I remember getting my thousandth book about The Beatles and hearing George Martin talking about them, bringing them into the studio for the first time. His take was interesting. He had to work with them, and then their second album, he had to work with them a little, and then he said by the third album, he realized they had stumbled onto something. They had stumbled onto a formula and they had actually become, as he said in his understated British way, “Quite good.” That was the first time I had actually looked at The Beatles as something other than deities. They were guys that had played in Hamburg for hundreds and hundreds of hours. They would have to play fifteen, twenty hours a day sometimes. You do that enough, you get good.

I’ve never really focused on playing live, but crazy things happen when you play live all the time.

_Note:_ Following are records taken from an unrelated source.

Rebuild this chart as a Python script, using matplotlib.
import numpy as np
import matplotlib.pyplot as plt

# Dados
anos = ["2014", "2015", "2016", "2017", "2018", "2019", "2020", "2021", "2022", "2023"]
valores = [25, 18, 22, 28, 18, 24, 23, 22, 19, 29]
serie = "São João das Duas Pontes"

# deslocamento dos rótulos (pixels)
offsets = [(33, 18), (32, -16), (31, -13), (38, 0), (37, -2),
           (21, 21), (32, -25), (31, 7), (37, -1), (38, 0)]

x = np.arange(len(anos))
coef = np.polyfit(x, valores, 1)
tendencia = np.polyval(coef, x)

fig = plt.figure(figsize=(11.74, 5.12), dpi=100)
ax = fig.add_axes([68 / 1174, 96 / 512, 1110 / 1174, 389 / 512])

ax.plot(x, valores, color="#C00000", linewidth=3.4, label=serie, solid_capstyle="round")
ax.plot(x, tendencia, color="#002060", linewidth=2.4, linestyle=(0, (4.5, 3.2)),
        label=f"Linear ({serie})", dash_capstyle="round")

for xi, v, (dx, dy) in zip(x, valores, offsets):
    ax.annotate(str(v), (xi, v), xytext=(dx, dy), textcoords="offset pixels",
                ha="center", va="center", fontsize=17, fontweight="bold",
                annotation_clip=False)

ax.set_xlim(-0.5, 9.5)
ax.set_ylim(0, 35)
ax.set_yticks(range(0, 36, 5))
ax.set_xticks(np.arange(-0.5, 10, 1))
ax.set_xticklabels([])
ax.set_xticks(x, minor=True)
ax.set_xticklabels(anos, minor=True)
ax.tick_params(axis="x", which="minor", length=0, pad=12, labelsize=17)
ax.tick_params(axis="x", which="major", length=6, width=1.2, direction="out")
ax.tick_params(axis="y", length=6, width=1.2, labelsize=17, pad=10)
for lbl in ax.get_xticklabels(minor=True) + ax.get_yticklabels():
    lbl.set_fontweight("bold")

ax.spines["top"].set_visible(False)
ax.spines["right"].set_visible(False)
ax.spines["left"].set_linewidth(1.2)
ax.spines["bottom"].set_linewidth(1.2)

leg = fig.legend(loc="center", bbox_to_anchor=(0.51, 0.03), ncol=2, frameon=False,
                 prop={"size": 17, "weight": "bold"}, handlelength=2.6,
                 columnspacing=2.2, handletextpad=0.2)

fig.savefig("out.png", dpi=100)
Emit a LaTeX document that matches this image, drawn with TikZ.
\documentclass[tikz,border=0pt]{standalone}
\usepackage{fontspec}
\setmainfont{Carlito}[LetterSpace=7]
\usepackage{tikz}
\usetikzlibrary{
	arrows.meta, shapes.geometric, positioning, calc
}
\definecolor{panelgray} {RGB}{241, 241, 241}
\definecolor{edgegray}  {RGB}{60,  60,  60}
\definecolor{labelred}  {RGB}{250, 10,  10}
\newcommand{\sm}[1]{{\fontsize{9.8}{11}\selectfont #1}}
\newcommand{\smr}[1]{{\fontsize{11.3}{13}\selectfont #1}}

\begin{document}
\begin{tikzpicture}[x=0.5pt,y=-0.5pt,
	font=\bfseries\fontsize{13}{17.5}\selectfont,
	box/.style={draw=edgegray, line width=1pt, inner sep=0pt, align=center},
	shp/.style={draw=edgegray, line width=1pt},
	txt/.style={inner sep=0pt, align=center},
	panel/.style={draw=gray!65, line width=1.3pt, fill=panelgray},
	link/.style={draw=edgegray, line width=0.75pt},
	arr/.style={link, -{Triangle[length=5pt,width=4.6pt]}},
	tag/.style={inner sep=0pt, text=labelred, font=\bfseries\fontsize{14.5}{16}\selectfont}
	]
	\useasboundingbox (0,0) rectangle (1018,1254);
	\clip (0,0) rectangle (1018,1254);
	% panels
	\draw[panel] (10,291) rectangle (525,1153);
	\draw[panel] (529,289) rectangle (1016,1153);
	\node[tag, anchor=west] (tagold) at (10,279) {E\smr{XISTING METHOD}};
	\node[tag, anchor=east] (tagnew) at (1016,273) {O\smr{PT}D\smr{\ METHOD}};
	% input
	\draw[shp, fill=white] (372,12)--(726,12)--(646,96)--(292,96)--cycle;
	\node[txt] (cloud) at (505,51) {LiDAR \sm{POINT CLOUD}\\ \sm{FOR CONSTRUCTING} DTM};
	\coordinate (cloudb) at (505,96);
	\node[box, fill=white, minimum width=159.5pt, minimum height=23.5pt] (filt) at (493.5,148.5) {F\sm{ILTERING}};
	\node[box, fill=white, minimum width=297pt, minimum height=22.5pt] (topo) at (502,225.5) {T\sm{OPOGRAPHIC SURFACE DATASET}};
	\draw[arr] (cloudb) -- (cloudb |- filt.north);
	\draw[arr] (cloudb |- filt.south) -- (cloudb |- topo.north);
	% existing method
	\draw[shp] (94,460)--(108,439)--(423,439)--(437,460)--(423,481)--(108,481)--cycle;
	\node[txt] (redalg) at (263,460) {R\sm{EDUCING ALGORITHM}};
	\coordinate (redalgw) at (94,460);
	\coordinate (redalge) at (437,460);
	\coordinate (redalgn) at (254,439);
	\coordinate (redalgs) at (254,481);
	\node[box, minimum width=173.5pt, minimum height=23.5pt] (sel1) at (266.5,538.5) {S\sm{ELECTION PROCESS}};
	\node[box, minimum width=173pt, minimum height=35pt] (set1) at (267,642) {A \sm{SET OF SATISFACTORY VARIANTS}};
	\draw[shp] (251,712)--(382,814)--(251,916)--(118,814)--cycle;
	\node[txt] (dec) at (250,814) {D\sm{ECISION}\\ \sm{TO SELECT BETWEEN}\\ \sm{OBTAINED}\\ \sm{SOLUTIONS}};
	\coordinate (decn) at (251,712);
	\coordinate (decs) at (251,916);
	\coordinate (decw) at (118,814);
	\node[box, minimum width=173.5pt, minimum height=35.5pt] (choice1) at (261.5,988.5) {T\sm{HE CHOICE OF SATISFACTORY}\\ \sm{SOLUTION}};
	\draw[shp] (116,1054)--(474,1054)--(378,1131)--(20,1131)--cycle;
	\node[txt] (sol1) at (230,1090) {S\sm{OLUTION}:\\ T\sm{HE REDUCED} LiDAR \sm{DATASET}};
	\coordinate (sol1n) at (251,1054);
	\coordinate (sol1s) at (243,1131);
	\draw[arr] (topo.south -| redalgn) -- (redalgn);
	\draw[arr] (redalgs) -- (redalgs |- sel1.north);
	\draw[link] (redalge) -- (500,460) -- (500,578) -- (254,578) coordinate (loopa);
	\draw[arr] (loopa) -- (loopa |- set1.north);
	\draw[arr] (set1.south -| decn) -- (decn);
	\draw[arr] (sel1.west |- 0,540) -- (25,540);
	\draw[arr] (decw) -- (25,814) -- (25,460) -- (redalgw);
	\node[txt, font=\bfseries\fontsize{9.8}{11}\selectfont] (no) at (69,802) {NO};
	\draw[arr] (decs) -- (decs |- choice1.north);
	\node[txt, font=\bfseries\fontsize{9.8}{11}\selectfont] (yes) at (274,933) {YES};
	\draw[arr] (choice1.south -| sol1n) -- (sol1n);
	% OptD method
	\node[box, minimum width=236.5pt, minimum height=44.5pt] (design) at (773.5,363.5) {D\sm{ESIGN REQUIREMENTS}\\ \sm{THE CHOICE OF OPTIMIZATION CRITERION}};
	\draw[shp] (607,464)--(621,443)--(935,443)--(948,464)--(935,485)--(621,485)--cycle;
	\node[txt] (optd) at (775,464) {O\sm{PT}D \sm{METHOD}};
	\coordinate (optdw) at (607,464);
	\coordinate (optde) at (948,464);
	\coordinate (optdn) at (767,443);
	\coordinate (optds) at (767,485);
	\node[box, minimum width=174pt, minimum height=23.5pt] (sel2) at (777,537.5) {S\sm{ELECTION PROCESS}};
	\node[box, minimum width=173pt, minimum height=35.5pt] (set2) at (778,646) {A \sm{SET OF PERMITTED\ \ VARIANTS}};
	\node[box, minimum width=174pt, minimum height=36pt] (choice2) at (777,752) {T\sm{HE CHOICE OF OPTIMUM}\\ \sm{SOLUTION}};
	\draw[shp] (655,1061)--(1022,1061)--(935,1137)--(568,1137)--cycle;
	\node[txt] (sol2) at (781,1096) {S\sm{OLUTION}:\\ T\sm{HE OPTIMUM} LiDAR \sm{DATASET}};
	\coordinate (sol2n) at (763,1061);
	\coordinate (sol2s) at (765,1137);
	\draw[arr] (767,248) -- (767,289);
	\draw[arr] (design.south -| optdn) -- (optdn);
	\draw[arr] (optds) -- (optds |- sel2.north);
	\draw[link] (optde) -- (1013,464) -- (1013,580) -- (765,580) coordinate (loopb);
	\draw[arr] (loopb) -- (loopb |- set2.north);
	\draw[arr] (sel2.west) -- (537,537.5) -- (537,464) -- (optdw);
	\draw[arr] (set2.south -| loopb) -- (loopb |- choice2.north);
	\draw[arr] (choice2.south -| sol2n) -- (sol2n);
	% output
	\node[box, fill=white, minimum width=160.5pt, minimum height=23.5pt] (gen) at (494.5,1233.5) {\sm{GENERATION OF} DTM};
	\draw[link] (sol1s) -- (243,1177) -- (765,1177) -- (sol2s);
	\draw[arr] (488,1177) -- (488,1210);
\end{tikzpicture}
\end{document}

You actually become a better guitarist, become a better bassist, become a better singer. The notes that you can’t hit when you began, a year into it, you find you can go places that you thought you could never go before. I hate to sound like a boring old man, but it’s all sweat equity. One of my favorite stories about working hard was about Ben Hogan, the great golfer. When he died, somebody was saying people would always come up to him on the driving range and say, “What’s the secret?” He would just kind of look at them and stare and say, “The secret’s in the dirt,” and then he’d hit another hundred golf balls and dig up a hundred more divots. The secret’s in the dirt. It’s in the sweat. It’s in the hard work. I would also say do what I did not do. Get out of high school or get out of college, whatever you want to get out of, throw the equipment in the back of the car and go, and play, and jump off the cliff early. Take the chance, and if it doesn’t work out, come back home a couple years later and start your boring, respectable life.